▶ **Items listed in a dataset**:
>> BEGIN
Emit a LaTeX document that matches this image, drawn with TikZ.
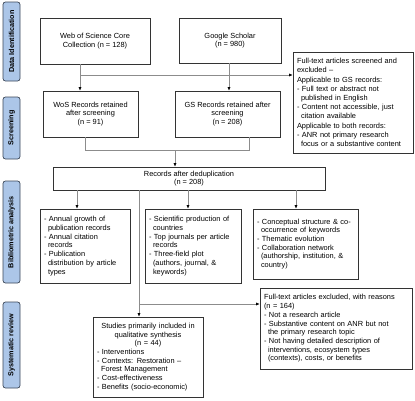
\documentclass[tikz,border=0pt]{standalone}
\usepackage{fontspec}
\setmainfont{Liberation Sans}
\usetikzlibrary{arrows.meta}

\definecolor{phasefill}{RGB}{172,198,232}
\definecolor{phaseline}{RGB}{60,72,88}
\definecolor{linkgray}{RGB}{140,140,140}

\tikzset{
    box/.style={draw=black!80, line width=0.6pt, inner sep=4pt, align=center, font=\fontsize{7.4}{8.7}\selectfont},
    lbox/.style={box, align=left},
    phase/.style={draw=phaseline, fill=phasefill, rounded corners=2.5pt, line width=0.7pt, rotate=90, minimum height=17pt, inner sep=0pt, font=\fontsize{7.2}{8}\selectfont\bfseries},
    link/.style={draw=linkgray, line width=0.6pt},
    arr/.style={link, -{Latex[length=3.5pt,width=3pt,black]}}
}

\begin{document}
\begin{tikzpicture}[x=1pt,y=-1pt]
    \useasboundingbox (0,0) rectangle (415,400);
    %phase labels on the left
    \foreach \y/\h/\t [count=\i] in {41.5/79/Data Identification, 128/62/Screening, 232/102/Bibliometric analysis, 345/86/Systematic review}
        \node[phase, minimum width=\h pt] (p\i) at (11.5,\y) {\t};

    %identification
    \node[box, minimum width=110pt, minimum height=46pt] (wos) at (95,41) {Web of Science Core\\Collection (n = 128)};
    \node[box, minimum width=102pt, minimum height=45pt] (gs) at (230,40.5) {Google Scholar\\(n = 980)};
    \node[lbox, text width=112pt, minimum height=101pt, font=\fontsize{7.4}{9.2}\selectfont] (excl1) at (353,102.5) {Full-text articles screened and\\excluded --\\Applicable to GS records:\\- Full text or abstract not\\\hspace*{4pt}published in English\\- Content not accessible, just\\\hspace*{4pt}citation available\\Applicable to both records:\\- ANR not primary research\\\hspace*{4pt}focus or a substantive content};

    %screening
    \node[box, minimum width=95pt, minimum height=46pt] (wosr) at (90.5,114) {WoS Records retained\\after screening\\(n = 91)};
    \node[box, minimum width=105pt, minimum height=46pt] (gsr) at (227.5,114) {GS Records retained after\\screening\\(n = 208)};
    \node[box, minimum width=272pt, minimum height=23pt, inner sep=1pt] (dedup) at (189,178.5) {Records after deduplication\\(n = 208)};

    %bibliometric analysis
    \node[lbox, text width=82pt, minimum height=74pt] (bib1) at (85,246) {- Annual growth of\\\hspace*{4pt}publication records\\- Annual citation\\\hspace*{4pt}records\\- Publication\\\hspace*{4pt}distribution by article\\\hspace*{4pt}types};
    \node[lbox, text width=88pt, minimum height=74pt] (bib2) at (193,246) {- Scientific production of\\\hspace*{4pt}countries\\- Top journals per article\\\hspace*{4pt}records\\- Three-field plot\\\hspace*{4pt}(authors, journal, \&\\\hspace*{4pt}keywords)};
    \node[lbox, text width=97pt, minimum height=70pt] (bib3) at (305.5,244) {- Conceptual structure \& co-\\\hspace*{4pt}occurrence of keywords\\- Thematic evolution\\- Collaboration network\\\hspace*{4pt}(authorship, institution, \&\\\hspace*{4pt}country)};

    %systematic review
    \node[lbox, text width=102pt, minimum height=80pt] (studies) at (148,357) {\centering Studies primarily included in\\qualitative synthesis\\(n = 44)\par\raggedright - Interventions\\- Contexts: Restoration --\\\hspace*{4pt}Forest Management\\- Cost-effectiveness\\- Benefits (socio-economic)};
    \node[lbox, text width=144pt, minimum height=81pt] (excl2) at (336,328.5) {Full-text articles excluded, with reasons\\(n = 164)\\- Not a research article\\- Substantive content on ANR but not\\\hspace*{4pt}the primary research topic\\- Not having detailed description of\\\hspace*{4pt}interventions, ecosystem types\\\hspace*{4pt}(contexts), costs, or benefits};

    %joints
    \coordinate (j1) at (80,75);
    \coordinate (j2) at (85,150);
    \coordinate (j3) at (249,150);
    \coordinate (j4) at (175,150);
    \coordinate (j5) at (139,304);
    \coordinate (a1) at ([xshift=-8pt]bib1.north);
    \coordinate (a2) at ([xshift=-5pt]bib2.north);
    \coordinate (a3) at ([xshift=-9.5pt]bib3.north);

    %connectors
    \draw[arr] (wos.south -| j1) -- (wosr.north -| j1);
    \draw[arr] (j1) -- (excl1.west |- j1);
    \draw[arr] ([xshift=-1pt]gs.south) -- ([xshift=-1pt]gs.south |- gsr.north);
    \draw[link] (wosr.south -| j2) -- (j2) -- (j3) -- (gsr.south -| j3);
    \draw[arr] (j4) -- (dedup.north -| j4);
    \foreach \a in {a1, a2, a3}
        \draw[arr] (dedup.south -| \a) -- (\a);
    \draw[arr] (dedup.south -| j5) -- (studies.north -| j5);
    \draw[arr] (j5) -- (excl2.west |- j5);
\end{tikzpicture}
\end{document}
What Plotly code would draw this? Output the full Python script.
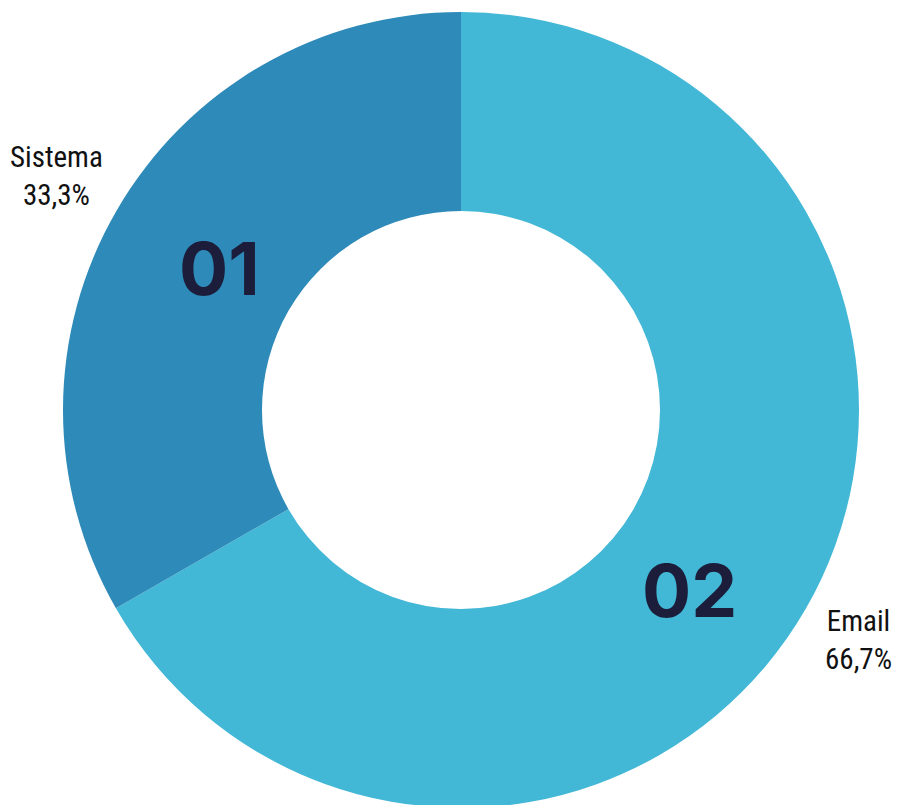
>> END
▶ **Problem description**: Reproduce all of the material above word for word. Omit the pictures.

▶ **Result**:
Emit a LaTeX document that matches this image, drawn with TikZ.
\documentclass[tikz,border=0pt]{standalone}
\usepackage{fontspec}
\setmainfont{Liberation Sans}
\usetikzlibrary{arrows.meta}

\definecolor{phasefill}{RGB}{172,198,232}
\definecolor{phaseline}{RGB}{60,72,88}
\definecolor{linkgray}{RGB}{140,140,140}

\tikzset{
    box/.style={draw=black!80, line width=0.6pt, inner sep=4pt, align=center, font=\fontsize{7.4}{8.7}\selectfont},
    lbox/.style={box, align=left},
    phase/.style={draw=phaseline, fill=phasefill, rounded corners=2.5pt, line width=0.7pt, rotate=90, minimum height=17pt, inner sep=0pt, font=\fontsize{7.2}{8}\selectfont\bfseries},
    link/.style={draw=linkgray, line width=0.6pt},
    arr/.style={link, -{Latex[length=3.5pt,width=3pt,black]}}
}

\begin{document}
\begin{tikzpicture}[x=1pt,y=-1pt]
    \useasboundingbox (0,0) rectangle (415,400);
    %phase labels on the left
    \foreach \y/\h/\t [count=\i] in {41.5/79/Data Identification, 128/62/Screening, 232/102/Bibliometric analysis, 345/86/Systematic review}
        \node[phase, minimum width=\h pt] (p\i) at (11.5,\y) {\t};

    %identification
    \node[box, minimum width=110pt, minimum height=46pt] (wos) at (95,41) {Web of Science Core\\Collection (n = 128)};
    \node[box, minimum width=102pt, minimum height=45pt] (gs) at (230,40.5) {Google Scholar\\(n = 980)};
    \node[lbox, text width=112pt, minimum height=101pt, font=\fontsize{7.4}{9.2}\selectfont] (excl1) at (353,102.5) {Full-text articles screened and\\excluded --\\Applicable to GS records:\\- Full text or abstract not\\\hspace*{4pt}published in English\\- Content not accessible, just\\\hspace*{4pt}citation available\\Applicable to both records:\\- ANR not primary research\\\hspace*{4pt}focus or a substantive content};

    %screening
    \node[box, minimum width=95pt, minimum height=46pt] (wosr) at (90.5,114) {WoS Records retained\\after screening\\(n = 91)};
    \node[box, minimum width=105pt, minimum height=46pt] (gsr) at (227.5,114) {GS Records retained after\\screening\\(n = 208)};
    \node[box, minimum width=272pt, minimum height=23pt, inner sep=1pt] (dedup) at (189,178.5) {Records after deduplication\\(n = 208)};

    %bibliometric analysis
    \node[lbox, text width=82pt, minimum height=74pt] (bib1) at (85,246) {- Annual growth of\\\hspace*{4pt}publication records\\- Annual citation\\\hspace*{4pt}records\\- Publication\\\hspace*{4pt}distribution by article\\\hspace*{4pt}types};
    \node[lbox, text width=88pt, minimum height=74pt] (bib2) at (193,246) {- Scientific production of\\\hspace*{4pt}countries\\- Top journals per article\\\hspace*{4pt}records\\- Three-field plot\\\hspace*{4pt}(authors, journal, \&\\\hspace*{4pt}keywords)};
    \node[lbox, text width=97pt, minimum height=70pt] (bib3) at (305.5,244) {- Conceptual structure \& co-\\\hspace*{4pt}occurrence of keywords\\- Thematic evolution\\- Collaboration network\\\hspace*{4pt}(authorship, institution, \&\\\hspace*{4pt}country)};

    %systematic review
    \node[lbox, text width=102pt, minimum height=80pt] (studies) at (148,357) {\centering Studies primarily included in\\qualitative synthesis\\(n = 44)\par\raggedright - Interventions\\- Contexts: Restoration --\\\hspace*{4pt}Forest Management\\- Cost-effectiveness\\- Benefits (socio-economic)};
    \node[lbox, text width=144pt, minimum height=81pt] (excl2) at (336,328.5) {Full-text articles excluded, with reasons\\(n = 164)\\- Not a research article\\- Substantive content on ANR but not\\\hspace*{4pt}the primary research topic\\- Not having detailed description of\\\hspace*{4pt}interventions, ecosystem types\\\hspace*{4pt}(contexts), costs, or benefits};

    %joints
    \coordinate (j1) at (80,75);
    \coordinate (j2) at (85,150);
    \coordinate (j3) at (249,150);
    \coordinate (j4) at (175,150);
    \coordinate (j5) at (139,304);
    \coordinate (a1) at ([xshift=-8pt]bib1.north);
    \coordinate (a2) at ([xshift=-5pt]bib2.north);
    \coordinate (a3) at ([xshift=-9.5pt]bib3.north);

    %connectors
    \draw[arr] (wos.south -| j1) -- (wosr.north -| j1);
    \draw[arr] (j1) -- (excl1.west |- j1);
    \draw[arr] ([xshift=-1pt]gs.south) -- ([xshift=-1pt]gs.south |- gsr.north);
    \draw[link] (wosr.south -| j2) -- (j2) -- (j3) -- (gsr.south -| j3);
    \draw[arr] (j4) -- (dedup.north -| j4);
    \foreach \a in {a1, a2, a3}
        \draw[arr] (dedup.south -| \a) -- (\a);
    \draw[arr] (dedup.south -| j5) -- (studies.north -| j5);
    \draw[arr] (j5) -- (excl2.west |- j5);
\end{tikzpicture}
\end{document}
What Plotly code would draw this? Output the full Python script.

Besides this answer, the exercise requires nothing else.